Common Mistakes With Meta Titles and Descriptions in 2026
- Keyword stuffing
- Writing one description template for all pages
- Chasing CTR with hype
- Ignoring on-page alignment
- Rewriting metadata too frequently
Most metadata issues come from over-optimization, not neglect.
A Practical Checklist (2026)
Before finalizing metadata, ask:
- Does the title clearly state what this page solves?
- Would a user know if this page is for them?
- Does the description match the page tone?
- Is this metadata unique to this page?
- Would I click this for clarity, not curiosity?
If most answers are yes, you’re aligned with best practices.
FAQs
Do meta titles still affect rankings?
Indirectly. They affect CTR and engagement, not rankings directly.
Are meta descriptions a ranking factor?
No. They influence clicks and relevance.
Why does Google keep rewriting my titles?
Because it believes another text matches the query intent better.
Should I rewrite metadata often?
No. Frequent changes reset performance signals.
Can emojis improve CTR?
Sometimes, but clarity beats novelty.
Should every page have unique metadata?
Yes, especially pages targeting different intents.
The Counter-Intuitive Truth About Metadata in 2026
Better metadata doesn’t always increase traffic.

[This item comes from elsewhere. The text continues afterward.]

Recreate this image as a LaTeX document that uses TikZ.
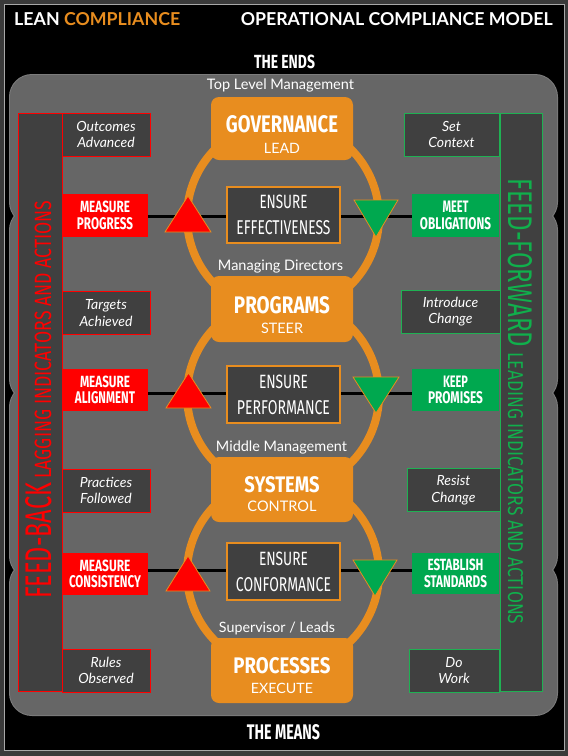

Sometimes it reduces bad clicks.
That’s a win.
Final Take on SEO Meta Description and Title Best Practices 2026
SEO meta description and title best practices in 2026 are not about manipulation.
They’re about:
- Intent clarity
- Honest expectation setting
- Alignment with content
If Google rewrites your metadata, it’s not ignoring you.
It’s telling you what it thinks your page is actually about.
Listen to that and refine accordingly.